The problem: Find the lines below that contain the string "matplotlib". Copy each one.

Information provided:

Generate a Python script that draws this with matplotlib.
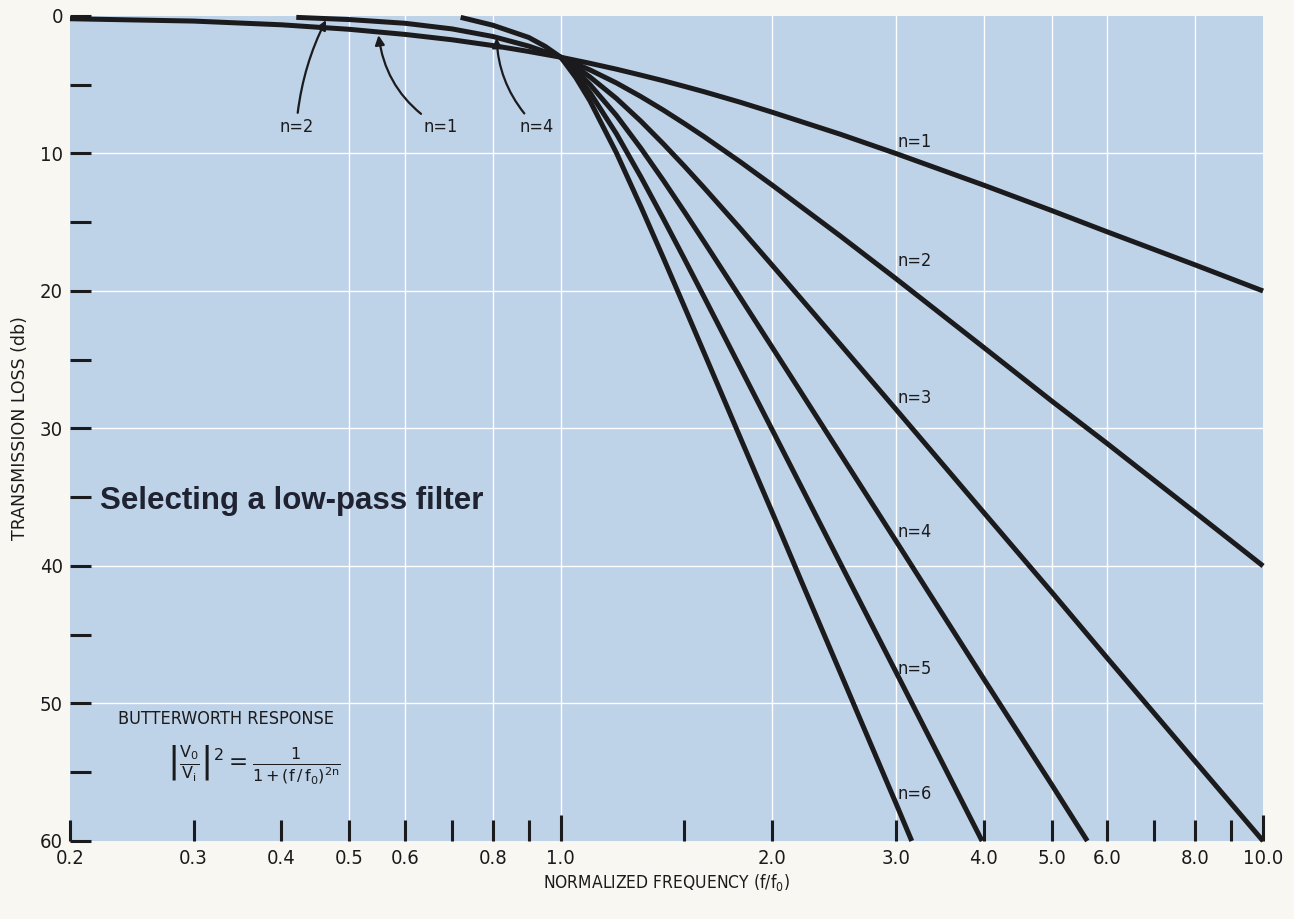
import matplotlib
matplotlib.use("Agg")
import matplotlib.pyplot as plt
from matplotlib.ticker import FixedLocator, NullFormatter

plt.rcParams["mathtext.default"] = "regular"

# values (frequency f/f0, loss in db)
n1_f = [0.2, 0.3, 0.4, 0.5, 0.6, 0.7, 0.8, 0.9, 1.0, 1.1, 1.2, 1.3, 1.4, 1.5, 1.6, 1.8,
        2.0, 2.5, 3.0, 4.0, 5.0, 6.0, 8.0, 10.0]
n1_db = [0.2, 0.37, 0.64, 0.97, 1.34, 1.73, 2.15, 2.58, 3.0, 3.44, 3.87, 4.3, 4.71, 5.12,
         5.51, 6.27, 7.0, 8.6, 10.0, 12.3, 14.15, 15.7, 18.1, 20.0]

n2_f = [0.42, 0.5, 0.6, 0.7, 0.8, 0.9, 1.0, 1.1, 1.2, 1.3, 1.4, 1.5, 1.6, 1.8, 2.0, 2.5,
        3.0, 4.0, 5.0, 6.0, 8.0, 10.0]
n2_db = [0.1, 0.26, 0.53, 0.94, 1.49, 2.19, 3.0, 3.92, 4.87, 5.86, 6.85, 7.83, 8.78, 10.6,
         12.3, 16.0, 19.1, 24.1, 28.0, 31.1, 36.1, 40.0]

n3_f = [1.0, 1.05, 1.1, 1.2, 1.3, 1.4, 1.5, 1.6, 1.8, 2.0, 2.2, 2.5, 3.0, 4.0, 5.0, 6.0,
        8.0, 10.0]
n3_db = [3.0, 3.69, 4.43, 6.0, 7.65, 9.31, 10.93, 12.5, 15.44, 18.13, 20.58, 23.88, 28.6,
         36.1, 41.9, 46.7, 54.2, 60.0]

n4_f = [0.72, 0.8, 0.9, 0.95, 1.0, 1.05, 1.1, 1.2, 1.3, 1.4, 1.5, 1.6, 1.8, 2.0, 2.2, 2.5,
        3.0, 4.0, 5.0, 5.62]
n4_db = [0.1, 0.67, 1.56, 2.21, 3.0, 3.94, 4.98, 7.24, 9.62, 11.97, 14.25, 16.43, 20.46,
         24.1, 27.4, 31.84, 38.17, 48.2, 55.9, 60.0]

n5_f = [1.0, 1.05, 1.1, 1.2, 1.3, 1.4, 1.5, 1.6, 1.8, 2.0, 2.2, 2.5, 3.0, 3.5, 3.98]
n5_db = [3.0, 4.2, 5.56, 8.57, 11.7, 14.76, 17.68, 20.45, 25.54, 30.1, 34.24, 39.8, 47.7,
         54.4, 60.0]

n6_f = [1.0, 1.05, 1.1, 1.2, 1.3, 1.4, 1.5, 1.6, 1.8, 2.0, 2.2, 2.5, 3.0, 3.16]
n6_db = [3.0, 4.47, 6.17, 9.96, 13.86, 17.61, 21.16, 24.51, 30.64, 36.1, 41.1, 47.75,
         57.25, 60.0]

curves = [(n1_f, n1_db), (n2_f, n2_db), (n3_f, n3_db),
          (n4_f, n4_db), (n5_f, n5_db), (n6_f, n6_db)]

# labels on the right side, placed at the 3.0 grid line
right_labels = ["n=1", "n=2", "n=3", "n=4", "n=5", "n=6"]
right_label_db = [9.2, 17.8, 27.8, 37.5, 47.5, 56.6]

x_major = [0.2, 0.3, 0.4, 0.5, 0.6, 0.8, 1.0, 2.0, 3.0, 4.0, 5.0, 6.0, 8.0, 10.0]
x_major_labels = ["0.2", "0.3", "0.4", "0.5", "0.6", "0.8", "1.0",
                  "2.0", "3.0", "4.0", "5.0", "6.0", "8.0", "10.0"]
x_minor = [0.7, 0.9, 1.5, 7.0, 9.0]
x_grid = [0.5, 0.6, 0.8, 1.0, 2.0, 3.0, 4.0, 5.0, 6.0, 8.0]
y_major = [0, 10, 20, 30, 40, 50, 60]
y_minor = [5, 15, 25, 35, 45, 55]

ink = "#1b1b1d"
tint = "#bed2e8"
paper = "#f9f7f2"
cond = dict(family="DejaVu Sans", stretch="condensed")

fig = plt.figure(figsize=(12.94, 9.19), dpi=100, facecolor=paper)
ax = fig.add_axes([0.0541, 0.0849, 0.922, 0.8977])
ax.set_facecolor(tint)
ax.set_xscale("log")
ax.set_xlim(0.2, 10)
ax.set_ylim(60, 0)
for s in ax.spines.values():
    s.set_visible(False)

# white grid of the printed tint
for g in x_grid:
    ax.axvline(g, color="white", lw=1.0, zorder=1)
for g in y_major[1:-1]:
    ax.axhline(g, color="white", lw=1.0, zorder=1)

for f, db in curves:
    ax.plot(f, db, color=ink, lw=3.6, solid_capstyle="butt", solid_joinstyle="round",
            zorder=3, clip_on=False)

for lab, yv in zip(right_labels, right_label_db):
    ax.text(3.02, yv, lab, fontsize=13, color=ink, ha="left", va="center", **cond)

# arrowed labels near the top
arrow = dict(arrowstyle="-|>", color=ink, lw=1.6, mutation_scale=14, shrinkA=2, shrinkB=0)
ax.annotate("n=2", xy=(0.463, 0.3), xytext=(0.42, 8.1), fontsize=13, color=ink,
            ha="center", va="center",
            arrowprops=dict(arrow, connectionstyle="arc3,rad=-0.1"), **cond)
ax.annotate("n=1", xy=(0.55, 1.4), xytext=(0.675, 8.1), fontsize=13, color=ink,
            ha="center", va="center",
            arrowprops=dict(arrow, connectionstyle="arc3,rad=-0.25"), **cond)
ax.annotate("n=4", xy=(0.81, 1.6), xytext=(0.925, 8.1), fontsize=13, color=ink,
            ha="center", va="center",
            arrowprops=dict(arrow, connectionstyle="arc3,rad=-0.2"), **cond)

ax.text(0.2206, 35.3, "Selecting a low-pass filter", fontsize=22.5, fontweight="bold",
        family="Liberation Sans", color="#1e2231", ha="left", va="center")

ax.text(0.234, 51.1, "BUTTERWORTH RESPONSE", fontsize=13, color=ink,
        ha="left", va="center", **cond)
ax.text(0.275, 54.5, r"$\left|\frac{V_0}{V_i}\right|^2=\frac{1}{1+(f\,/\,f_0)^{2n}}$",
        fontsize=16.5, color=ink, ha="left", va="center")

# ticks
ax.xaxis.set_major_locator(FixedLocator(x_major))
ax.xaxis.set_minor_locator(FixedLocator(x_minor))
ax.set_xticklabels(x_major_labels)
ax.xaxis.set_minor_formatter(NullFormatter())
ax.yaxis.set_major_locator(FixedLocator(y_major))
ax.yaxis.set_minor_locator(FixedLocator(y_minor))
ax.tick_params(axis="both", which="both", direction="in", color=ink, width=2.2,
               length=15, labelcolor=ink, labelsize=14.5)
ax.tick_params(axis="x", pad=6)
ax.tick_params(axis="y", pad=5)
for lab in ax.get_xticklabels() + ax.get_yticklabels():
    lab.set_family("DejaVu Sans")
    lab.set_stretch("condensed")
# the 1.0 and 10.0 marks are a bit longer
for t, v in zip(ax.xaxis.get_major_ticks(), x_major):
    if v in (1.0, 10.0):
        t.tick1line.set_markersize(19)

ax.set_xlabel(r"NORMALIZED FREQUENCY (f/f$_0$)", fontsize=12.5, color=ink, labelpad=3, **cond)
ax.set_ylabel("TRANSMISSION LOSS (db)", fontsize=12.5, color=ink, labelpad=8,
              family="DejaVu Sans")

fig.savefig("out.png", dpi=100, facecolor=paper)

Response for this exercise:
Generate a Python script that draws this with matplotlib.
import matplotlib
matplotlib.use("Agg")
import matplotlib.pyplot as plt
from matplotlib.ticker import FixedLocator, NullFormatter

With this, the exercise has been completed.